**Provided data:**
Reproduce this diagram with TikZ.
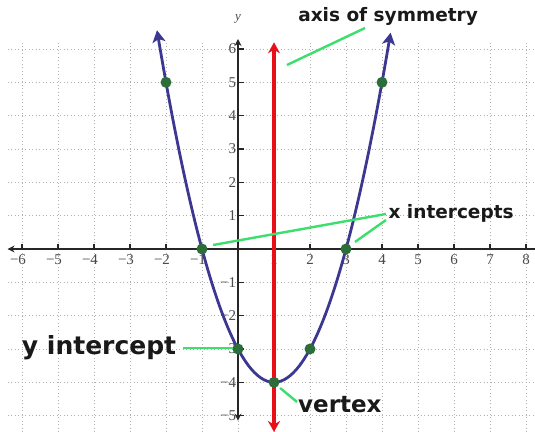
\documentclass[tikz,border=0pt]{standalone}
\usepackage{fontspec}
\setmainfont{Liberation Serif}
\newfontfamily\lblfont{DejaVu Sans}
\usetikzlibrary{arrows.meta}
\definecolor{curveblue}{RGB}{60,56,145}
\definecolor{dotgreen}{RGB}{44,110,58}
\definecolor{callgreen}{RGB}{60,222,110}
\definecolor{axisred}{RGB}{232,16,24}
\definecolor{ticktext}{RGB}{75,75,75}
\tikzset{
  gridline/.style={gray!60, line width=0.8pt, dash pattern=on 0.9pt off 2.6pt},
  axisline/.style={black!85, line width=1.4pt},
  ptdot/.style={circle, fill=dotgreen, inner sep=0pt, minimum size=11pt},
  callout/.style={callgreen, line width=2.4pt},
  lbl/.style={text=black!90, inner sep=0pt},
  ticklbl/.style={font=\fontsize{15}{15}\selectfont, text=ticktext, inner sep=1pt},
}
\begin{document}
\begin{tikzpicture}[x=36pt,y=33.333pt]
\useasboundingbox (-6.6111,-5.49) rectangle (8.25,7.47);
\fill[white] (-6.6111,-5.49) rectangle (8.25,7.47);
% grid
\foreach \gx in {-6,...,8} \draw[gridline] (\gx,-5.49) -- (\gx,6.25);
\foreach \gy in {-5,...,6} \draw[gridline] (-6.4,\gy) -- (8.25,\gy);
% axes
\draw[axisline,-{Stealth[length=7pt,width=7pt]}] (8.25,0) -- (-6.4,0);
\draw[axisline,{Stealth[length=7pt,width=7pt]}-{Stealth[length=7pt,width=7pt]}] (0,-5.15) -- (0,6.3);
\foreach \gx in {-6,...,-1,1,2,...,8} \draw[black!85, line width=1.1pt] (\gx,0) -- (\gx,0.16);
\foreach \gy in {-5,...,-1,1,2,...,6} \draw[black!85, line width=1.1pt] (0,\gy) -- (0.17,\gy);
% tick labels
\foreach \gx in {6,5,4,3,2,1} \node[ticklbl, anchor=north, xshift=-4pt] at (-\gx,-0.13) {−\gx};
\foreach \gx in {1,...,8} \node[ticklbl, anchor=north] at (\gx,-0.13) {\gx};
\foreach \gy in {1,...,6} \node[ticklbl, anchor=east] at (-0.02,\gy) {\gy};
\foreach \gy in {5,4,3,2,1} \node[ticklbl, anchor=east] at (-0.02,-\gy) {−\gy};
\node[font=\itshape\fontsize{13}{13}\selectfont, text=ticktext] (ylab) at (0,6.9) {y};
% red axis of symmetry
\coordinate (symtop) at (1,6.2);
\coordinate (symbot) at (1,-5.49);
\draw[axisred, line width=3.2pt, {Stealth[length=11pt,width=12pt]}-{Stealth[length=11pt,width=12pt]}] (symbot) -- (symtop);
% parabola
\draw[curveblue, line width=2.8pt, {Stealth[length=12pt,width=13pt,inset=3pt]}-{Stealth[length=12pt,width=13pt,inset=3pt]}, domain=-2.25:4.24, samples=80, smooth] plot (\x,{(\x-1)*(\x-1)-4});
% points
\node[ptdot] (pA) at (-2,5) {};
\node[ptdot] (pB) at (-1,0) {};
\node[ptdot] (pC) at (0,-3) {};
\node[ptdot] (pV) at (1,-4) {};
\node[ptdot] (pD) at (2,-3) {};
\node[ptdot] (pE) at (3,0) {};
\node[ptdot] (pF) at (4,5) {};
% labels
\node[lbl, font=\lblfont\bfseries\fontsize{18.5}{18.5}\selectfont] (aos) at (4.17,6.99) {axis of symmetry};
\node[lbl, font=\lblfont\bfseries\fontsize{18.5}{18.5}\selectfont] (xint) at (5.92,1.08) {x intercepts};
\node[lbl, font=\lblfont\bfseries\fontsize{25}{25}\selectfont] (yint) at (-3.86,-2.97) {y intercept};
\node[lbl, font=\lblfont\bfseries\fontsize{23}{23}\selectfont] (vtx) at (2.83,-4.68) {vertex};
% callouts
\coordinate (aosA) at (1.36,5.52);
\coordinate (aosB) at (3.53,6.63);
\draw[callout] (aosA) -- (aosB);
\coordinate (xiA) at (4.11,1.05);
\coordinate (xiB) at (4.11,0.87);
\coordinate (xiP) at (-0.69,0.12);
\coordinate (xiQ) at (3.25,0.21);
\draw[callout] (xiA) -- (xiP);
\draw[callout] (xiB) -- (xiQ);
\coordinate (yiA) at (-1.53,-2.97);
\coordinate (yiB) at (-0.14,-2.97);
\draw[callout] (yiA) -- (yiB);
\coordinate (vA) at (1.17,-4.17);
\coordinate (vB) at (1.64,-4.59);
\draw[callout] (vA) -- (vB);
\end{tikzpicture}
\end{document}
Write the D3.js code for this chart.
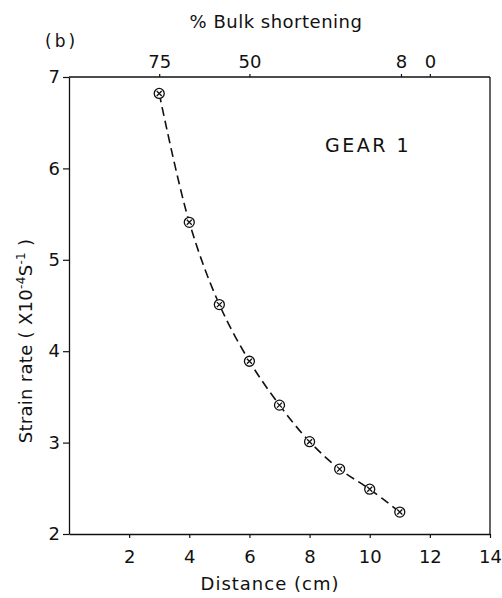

**Problem details:**
Reproduce the entries above word for word. Pictures stay out.

**Final result:**
Reproduce this diagram with TikZ.
\documentclass[tikz,border=0pt]{standalone}
\usepackage{fontspec}
\setmainfont{Liberation Serif}
\newfontfamily\lblfont{DejaVu Sans}
\usetikzlibrary{arrows.meta}
\definecolor{curveblue}{RGB}{60,56,145}
\definecolor{dotgreen}{RGB}{44,110,58}
\definecolor{callgreen}{RGB}{60,222,110}
\definecolor{axisred}{RGB}{232,16,24}
\definecolor{ticktext}{RGB}{75,75,75}
\tikzset{
  gridline/.style={gray!60, line width=0.8pt, dash pattern=on 0.9pt off 2.6pt},
  axisline/.style={black!85, line width=1.4pt},
  ptdot/.style={circle, fill=dotgreen, inner sep=0pt, minimum size=11pt},
  callout/.style={callgreen, line width=2.4pt},
  lbl/.style={text=black!90, inner sep=0pt},
  ticklbl/.style={font=\fontsize{15}{15}\selectfont, text=ticktext, inner sep=1pt},
}
\begin{document}
\begin{tikzpicture}[x=36pt,y=33.333pt]
\useasboundingbox (-6.6111,-5.49) rectangle (8.25,7.47);
\fill[white] (-6.6111,-5.49) rectangle (8.25,7.47);
% grid
\foreach \gx in {-6,...,8} \draw[gridline] (\gx,-5.49) -- (\gx,6.25);
\foreach \gy in {-5,...,6} \draw[gridline] (-6.4,\gy) -- (8.25,\gy);
% axes
\draw[axisline,-{Stealth[length=7pt,width=7pt]}] (8.25,0) -- (-6.4,0);
\draw[axisline,{Stealth[length=7pt,width=7pt]}-{Stealth[length=7pt,width=7pt]}] (0,-5.15) -- (0,6.3);
\foreach \gx in {-6,...,-1,1,2,...,8} \draw[black!85, line width=1.1pt] (\gx,0) -- (\gx,0.16);
\foreach \gy in {-5,...,-1,1,2,...,6} \draw[black!85, line width=1.1pt] (0,\gy) -- (0.17,\gy);
% tick labels
\foreach \gx in {6,5,4,3,2,1} \node[ticklbl, anchor=north, xshift=-4pt] at (-\gx,-0.13) {−\gx};
\foreach \gx in {1,...,8} \node[ticklbl, anchor=north] at (\gx,-0.13) {\gx};
\foreach \gy in {1,...,6} \node[ticklbl, anchor=east] at (-0.02,\gy) {\gy};
\foreach \gy in {5,4,3,2,1} \node[ticklbl, anchor=east] at (-0.02,-\gy) {−\gy};
\node[font=\itshape\fontsize{13}{13}\selectfont, text=ticktext] (ylab) at (0,6.9) {y};
% red axis of symmetry
\coordinate (symtop) at (1,6.2);
\coordinate (symbot) at (1,-5.49);
\draw[axisred, line width=3.2pt, {Stealth[length=11pt,width=12pt]}-{Stealth[length=11pt,width=12pt]}] (symbot) -- (symtop);
% parabola
\draw[curveblue, line width=2.8pt, {Stealth[length=12pt,width=13pt,inset=3pt]}-{Stealth[length=12pt,width=13pt,inset=3pt]}, domain=-2.25:4.24, samples=80, smooth] plot (\x,{(\x-1)*(\x-1)-4});
% points
\node[ptdot] (pA) at (-2,5) {};
\node[ptdot] (pB) at (-1,0) {};
\node[ptdot] (pC) at (0,-3) {};
\node[ptdot] (pV) at (1,-4) {};
\node[ptdot] (pD) at (2,-3) {};
\node[ptdot] (pE) at (3,0) {};
\node[ptdot] (pF) at (4,5) {};
% labels
\node[lbl, font=\lblfont\bfseries\fontsize{18.5}{18.5}\selectfont] (aos) at (4.17,6.99) {axis of symmetry};
\node[lbl, font=\lblfont\bfseries\fontsize{18.5}{18.5}\selectfont] (xint) at (5.92,1.08) {x intercepts};
\node[lbl, font=\lblfont\bfseries\fontsize{25}{25}\selectfont] (yint) at (-3.86,-2.97) {y intercept};
\node[lbl, font=\lblfont\bfseries\fontsize{23}{23}\selectfont] (vtx) at (2.83,-4.68) {vertex};
% callouts
\coordinate (aosA) at (1.36,5.52);
\coordinate (aosB) at (3.53,6.63);
\draw[callout] (aosA) -- (aosB);
\coordinate (xiA) at (4.11,1.05);
\coordinate (xiB) at (4.11,0.87);
\coordinate (xiP) at (-0.69,0.12);
\coordinate (xiQ) at (3.25,0.21);
\draw[callout] (xiA) -- (xiP);
\draw[callout] (xiB) -- (xiQ);
\coordinate (yiA) at (-1.53,-2.97);
\coordinate (yiB) at (-0.14,-2.97);
\draw[callout] (yiA) -- (yiB);
\coordinate (vA) at (1.17,-4.17);
\coordinate (vB) at (1.64,-4.59);
\draw[callout] (vA) -- (vB);
\end{tikzpicture}
\end{document}
Write the D3.js code for this chart.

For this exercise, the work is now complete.